I've been feeling rather...unmotivated to blog. I dislike that feeling, and feel I shall try my best to put an end to it by pretending that I am motivated to blog, or, write for that matter.
I have this leather journal that I've unofficially told myself to finish writing in before the year is out. My aunt gave it to me when I graduated high school...but have I even gotten halfway in writing in it since then? Noooo. I can't seem to pull it together. But I shall persevere. I hope.
I feel that my life's general focus as of late is job and anything related to job, (including the mental duress that comes with finalization and scheduling and being a grownup), healing up to work (I had laparoscopic surgery a couple weeks ago), choosing weekends to see my boyfriend (Jesus loves me, and him, so He'll make the visits work out beautifully), helping my mom homeschool by teaching my little first grade brother (it's hilarious, try it sometime because little brothers are brilliant), and rearranging and organizing my room (my sister moved on campus).

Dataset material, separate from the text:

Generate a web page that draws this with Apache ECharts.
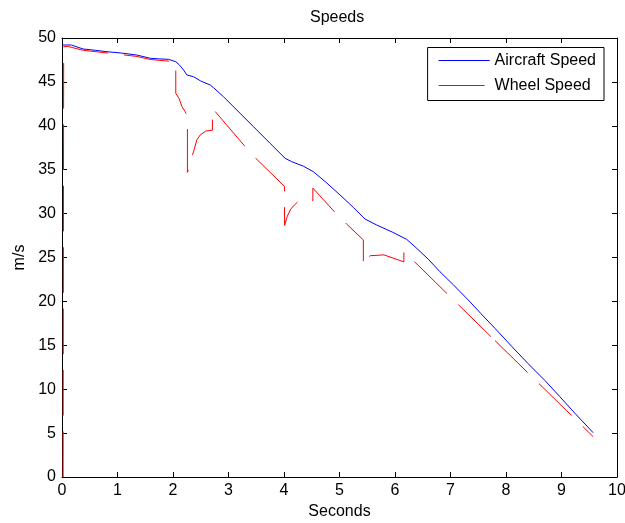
<!DOCTYPE html>
<html><head><meta charset="utf-8">
<script src="https://cdn.jsdelivr.net/npm/echarts@6/dist/echarts.min.js"></script>
<style>html,body{margin:0;padding:0;background:#fff}#c{width:625px;height:523px}</style>
</head><body><div id="c"></div>
<script>
const titleText = 'Speeds';
const xName = 'Seconds';
const yName = 'm/s';
const seriesNames = ['Aircraft Speed', 'Wheel Speed'];
const xRange = [0, 10, 1];
const yRange = [0, 50, 5];

const aircraftT = [0, 0.17, 0.38, 0.6, 0.81, 1.05, 1.35, 1.59, 1.75, 1.92, 2.05, 2.12, 2.19, 2.25, 2.37, 2.5, 2.67, 2.73, 2.91, 3.45, 3.75, 4.02, 4.14, 4.35, 4.53, 4.75, 5.01, 5.25, 5.46, 5.67, 5.95, 6.21, 6.36, 6.6, 6.81, 7.05, 7.32, 7.55, 7.8, 8.1, 8.4, 8.7, 8.97, 9.25, 9.57];
const aircraftV = [49.2, 49.2, 48.75, 48.6, 48.44, 48.3, 48.06, 47.69, 47.62, 47.57, 47.3, 46.9, 46.36, 45.79, 45.59, 45.1, 44.65, 44.34, 43.31, 39.9, 38.0, 36.3, 35.91, 35.4, 34.77, 33.6, 32.12, 30.7, 29.38, 28.7, 27.9, 27.07, 26.23, 24.8, 23.38, 21.9, 20.16, 18.6, 16.94, 14.9, 12.9, 11.0, 9.15, 7.2, 5.05];

const wheelT = [0.02, 0.03, 0.1, 0.38, 0.81, 1.35, 1.59, 1.86, 2.05, 2.05, 2.11, 2.16, 2.22, 2.26, 2.26, 2.31, 2.35, 2.37, 2.43, 2.49, 2.59, 2.71, 2.71, 3.29, 3.49, 4.01, 4.01, 4.06, 4.12, 4.19, 4.26, 4.4, 4.52, 4.52, 4.91, 5.13, 5.43, 5.43, 5.55, 5.8, 6.16, 6.16, 7.75, 7.76, 7.79, 9.57];
const wheelV = [0, 49.0, 49.05, 48.6, 48.3, 47.9, 47.55, 47.4, 47.3, 43.7, 43.1, 42.2, 41.6, 41.1, 34.7, 35.6, 36.7, 37.05, 38.4, 38.95, 39.4, 39.5, 42.0, 37.7, 36.3, 33.1, 28.65, 29.7, 30.5, 31.0, 31.4, 31.8, 31.5, 32.9, 30.2, 28.8, 27.0, 24.05, 25.2, 25.3, 24.5, 25.7, 15.86, 15.0, 15.61, 4.6];

const FONT = '"Liberation Sans", Arial, Helvetica, sans-serif';
const pairs = (t, v) => t.map((x, i) => [x, v[i]]);

const axisCommon = {
  type: 'value',
  axisLine: { show: true, onZero: false, lineStyle: { color: '#000', width: 1 } },
  axisTick: { show: true, inside: true, length: 5, lineStyle: { color: '#000', width: 1 } },
  splitLine: { show: false },
  axisLabel: { color: '#000', fontSize: 16, fontFamily: FONT, margin: 6 }
};

const chart = echarts.init(document.getElementById('c'), null, { renderer: 'canvas' });
chart.setOption({
  animation: false,
  backgroundColor: '#fff',
  title: {
    text: titleText, left: 310, top: 10, padding: 0,
    textStyle: { fontSize: 16, fontWeight: 'normal', color: '#000', fontFamily: FONT }
  },
  grid: { left: 62, right: 8, top: 38, bottom: 46, containLabel: false, outerBoundsMode: 'none' },
  legend: {
    orient: 'vertical', right: 21, top: 47.5,
    itemWidth: 51, itemHeight: 14, itemGap: 5,
    padding: [3, 8, 5, 11],
    borderColor: '#000', borderWidth: 1, backgroundColor: '#fff',
    itemStyle: { borderWidth: 0 },
    textStyle: { fontSize: 16, color: '#000', fontFamily: FONT, lineHeight: 20 },
    data: [
      { name: seriesNames[0], icon: 'path://M0,0H51V1H0Z' },
      { name: seriesNames[1], icon: 'path://M0,0H46V1H0ZM50.95,0H51V1H50.95Z' }
    ]
  },
  xAxis: [
    Object.assign({}, axisCommon, {
      min: xRange[0], max: xRange[1], interval: xRange[2], position: 'bottom',
      name: xName, nameLocation: 'middle', nameGap: 27,
      nameTextStyle: { fontSize: 16, color: '#000', fontFamily: FONT }
    }),
    Object.assign({}, axisCommon, {
      min: xRange[0], max: xRange[1], interval: xRange[2], position: 'top',
      axisLabel: { show: false }
    })
  ],
  yAxis: [
    Object.assign({}, axisCommon, {
      min: yRange[0], max: yRange[1], interval: yRange[2], position: 'left',
      name: yName, nameLocation: 'middle', nameGap: 33, nameRotate: 90,
      nameTextStyle: { fontSize: 16, color: '#000', fontFamily: FONT }
    }),
    Object.assign({}, axisCommon, {
      min: yRange[0], max: yRange[1], interval: yRange[2], position: 'right',
      axisLabel: { show: false }
    })
  ],
  series: [
    {
      name: seriesNames[0], type: 'line', xAxisIndex: 0, yAxisIndex: 0,
      data: pairs(aircraftT, aircraftV), symbol: 'none', showSymbol: false,
      lineStyle: { color: '#0000ff', width: 1 }, itemStyle: { color: '#0000ff' }
    },
    {
      name: seriesNames[1], type: 'line', xAxisIndex: 0, yAxisIndex: 0,
      data: pairs(wheelT, wheelV), symbol: 'none', showSymbol: false,
      lineStyle: { color: '#ff0000', width: 1, type: [45.6, 15.8], dashOffset: 0 },
      itemStyle: { color: '#ff0000' }
    }
  ]
});
</script>
</body></html>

So yep. I kind of feel that all my life has consisted of since moving down here is finishing school, making money, squeezing in visits here and there, and living at home. There are so many blessings and good things that have happened, but sometimes I wish this season will pass. However, as soon as I wish that, I pray for the grace, for something, anything, to keep me grounded and focused on the present.
I used to worry about the future. A lot. My boyfriend says I still do and that I need to snap out of that phase, per se. It's awful to sit around and worry about what's going to happen (which we have seriously zero clue about half the time; God always likes to throw in a surprise or two), but it's even worse to think. And overthink. And overthink so much that you become ungrateful for what's right there in the present, the now. I have had so many great and wonderful experiences in my life that sometimes, I lose sight of what's right in front of me and I begin to dwell on the past, and the lack of it in my life, if that makes sense.
"I miss fall. And bonfires. And chilly nights. Man, I wish I still had that."
"I miss choir. I sang as a soprano for 11 years. I just die when I hear sacred music because that's what I used to sing!"
"I miss eating whatever I wanted. I mean I didn't feel the greatest, but my appetite was sated."
"I miss being at college and taking college courses."
"I miss friends. My friends."
And I sound like an ungrateful little wretch! They are all good things to miss, but to go on and on and on about them? Replaying those good times in your head that you fail to make even better times? I oftentimes forget that today is a new day, and it's up to The Lord (and my best efforts to get out of my comfort zone) to make it better than the day before. As my mom always says, especially when someone in my family has made a mistake (aka me), "Now what lesson did you learn from this? How can you grow? Jesus has you alive on this earth for a purpose, and He will do great things through you if you let Him!"
She also tells me to get out of my comfort zone, and has made me put on my to-do list: make friends.
She's the best mom ever, FYI.
Next to Mama Mary, that is.
Anyways. My pinky just awkwardly fell asleep....sorry for that update. But it's weird. Like me. I seriously struggle with breaking the habit of missing things so much that the days go by and I don't realize it. I need to enjoy right now, but sometimes, I just feel that I can't.
It's like writing though...once you force yourself to start, you just start going and soon it will not be forced. Willful beginnings, I suppose. The will is stronger than my emotions, or lacktherof, and it is stronger than my laziness and unmotivation. So all I ask is this: pray for me to have the strength to willfully begin again (cue TSwift).